A simple, plain old vertex buffer is just as fast (possibly faster) if you schedule the upload a bit ahead in time and will run on every hardware built during the last 15 years. And, it is not limited to any particular number of characters in your font, nor to a particular number of characters to render.
If you are sure that you do not have more than 256 characters in your font, texture arrays may be worth a consideration to strip off bus bandwidth in a similar manner as generating quads from points in the geometry shader. When using an array texture, the texture coordinates of all quads have identical, constant s and t coordinates and only differ in the r coordinate, which is equal to the character index to render.
But like with the other techniques, the expected gains are marginal at the cost of being incompatible with previous generation hardware.
There is a handy tool by Jonathan Dummer for generating distance textures: description page
Update:
As more recently pointed out in Programmable Vertex Pulling (D. Rákos, "OpenGL Insights", pp. 239), there is no significant extra latency or overhead associated with pulling vertex data programmatically from the shader on the newest generations of GPUs, as compared to doing the same using the standard fixed function.
Also, the latest generations of GPUs have more and more reasonably sized general-purpose L2 caches (e.g. 1536kiB on nvidia Kepler), so one may expect the incoherent access problem when pulling random offsets for the quad corners from a buffer texture being less of a problem.

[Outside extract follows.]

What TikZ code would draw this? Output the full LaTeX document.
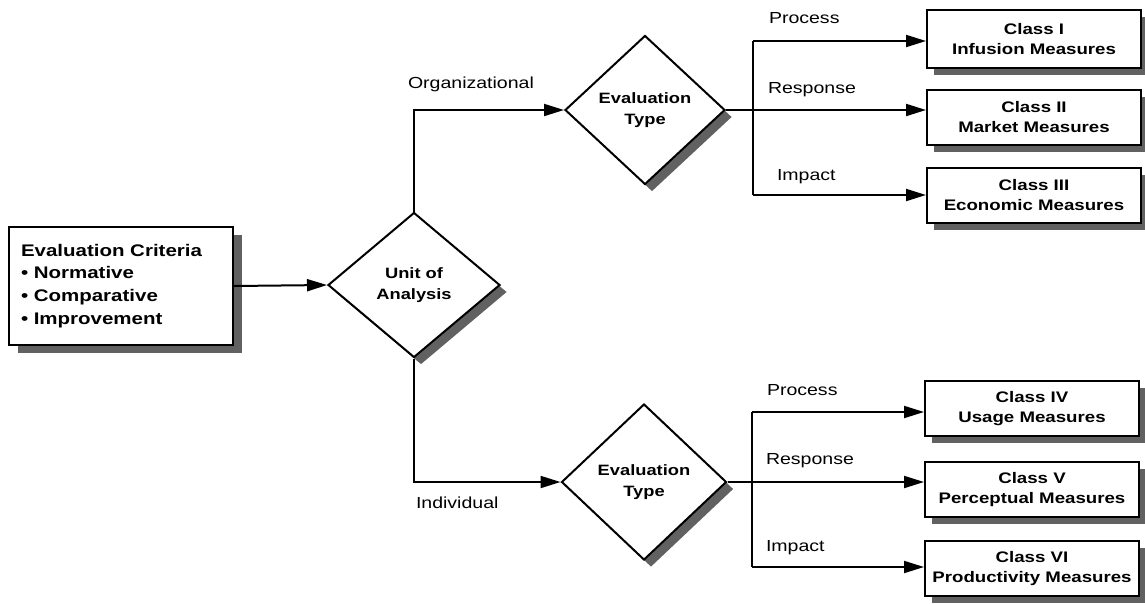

This makes the idea of pulling constant data (such as quad sizes) from a buffer texture more attractive. A hypothetical implementation could thus reduce PCIe and memory transfers, as well as GPU memory, to a minimum with an approach like this:
Only upload a character index (one per character to be displayed) as the only input to a vertex shader that passes on this index and gl_VertexID, and amplify that to 4 points in the geometry shader, still having the character index and the vertex id (this will be "gl_primitiveID made available in the vertex shader") as the sole attributes, and capture this via transform feedback.
This will be fast, because there are only two output attributes (main bottleneck in GS), and it is close to "no-op" otherwise in both stages.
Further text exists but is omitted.